A Kansas farmer shot and killed a fugitive in rural Sumner County Monday night, and ended a manhunt that started earlier that day. Authorities are calling the act “self-defense.”
The manhunt of 42-year-old Joseph L. Lamasters of Creston, Iowa, started after he failed to pay a toll at the south terminal of the Kansas Turnpike, Sumner County Sheriff Darren Chambers told the Wichita NBC affiliate. Since Lamasters apparently didn’t have any cash on him, he gave the attendant his ID so he could go some.
While Lamasters was gone, booth operators ran a check on the ID and discovered that there was a warrant out for his arrest in the neighboring state of Iowa.
According to the report, the arrest warrant said that Lamasters was wanted for drug charges and it cautioned that he had been known to carry or use a gun in the past.
Booth operators contacted the state troopers, who quickly responded and waited for him at the Turnpike. While on his way back to the Turnpike, Lamasters saw the cops, abandoned his car and took off running into the woods in Wellington, a town about 35 miles south of Wichita.
“Because it’s such a rural area, we decided to go door to door to the farmhouses and let the farmers know … to keep an eye out for the individual,” Chambers told reporters.

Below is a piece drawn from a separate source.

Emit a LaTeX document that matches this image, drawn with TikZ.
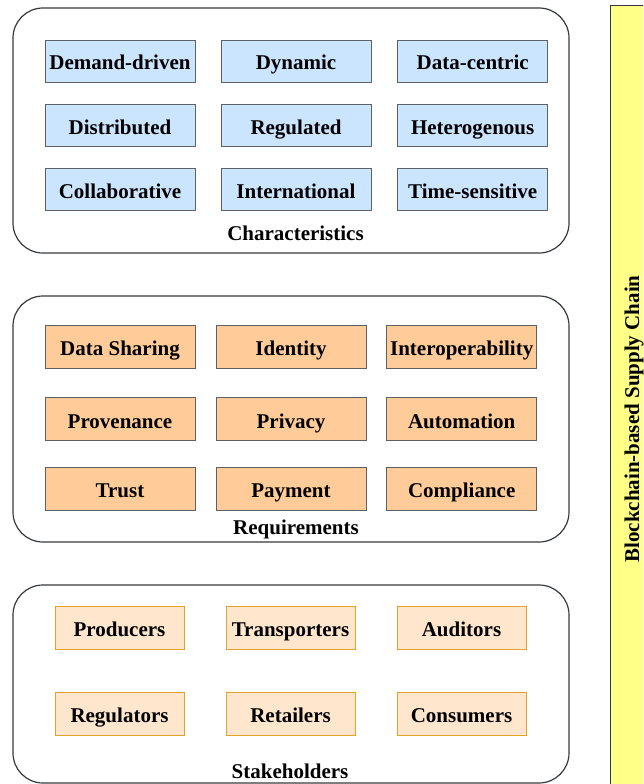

Except for the interstate, Sumner County is said to be a rural area with lots of forest and lots of farmland. It’s a place that still has dirt roads and where houses are sometimes miles apart.
A local newspaper reported that after looking for Lamasters for three house, the authorities suspended their search. Two hours later, around 5 o’clock, a farmer, who was out burning hedgerow, noticed a man wandering the area.
The farmer, who was armed with a shotgun, confronted the man, told him he was calling the cops and pointed the gun at him, but the man took off running. The farmer told authorities that since he didn’t feel threatened he just let the man run away.
But then the farmer said he realized that the individual was heading in the direction of a relative’s house and that it was around a time when a woman might’ve been alone inside of it, so he grabbed his 17-year-old son and they headed over there.
They arrived around 5:30 p.m and searched the yard, but didn’t find anything — no one was even home — so they started checking the other buildings on the property.
In one of those buildings, Lamasters is said to have jumped out from behind a pile of feed sacks, rushed the farmer and said he was going to kill him, so the farmer opened fire. Lamasters died right there in the shed and, as it turns out, he was unarmed.
While the Sheriff said that he believes the farmer’s story and that he will not press charges, he still had to turn the case over to the district attorney for review. Despite the case undergoing further investigation, it doesn’t look like the farmer will face any legal challenges.
“Based on the scene and a witness and the history of the gentleman, we don’t feel this was anything more than self-defense,” Chambers told The Wichita Eagle.
“I hate to see him in this position, but he did what he felt like he had to do,” Chambers said. “He wanted to protect his family.”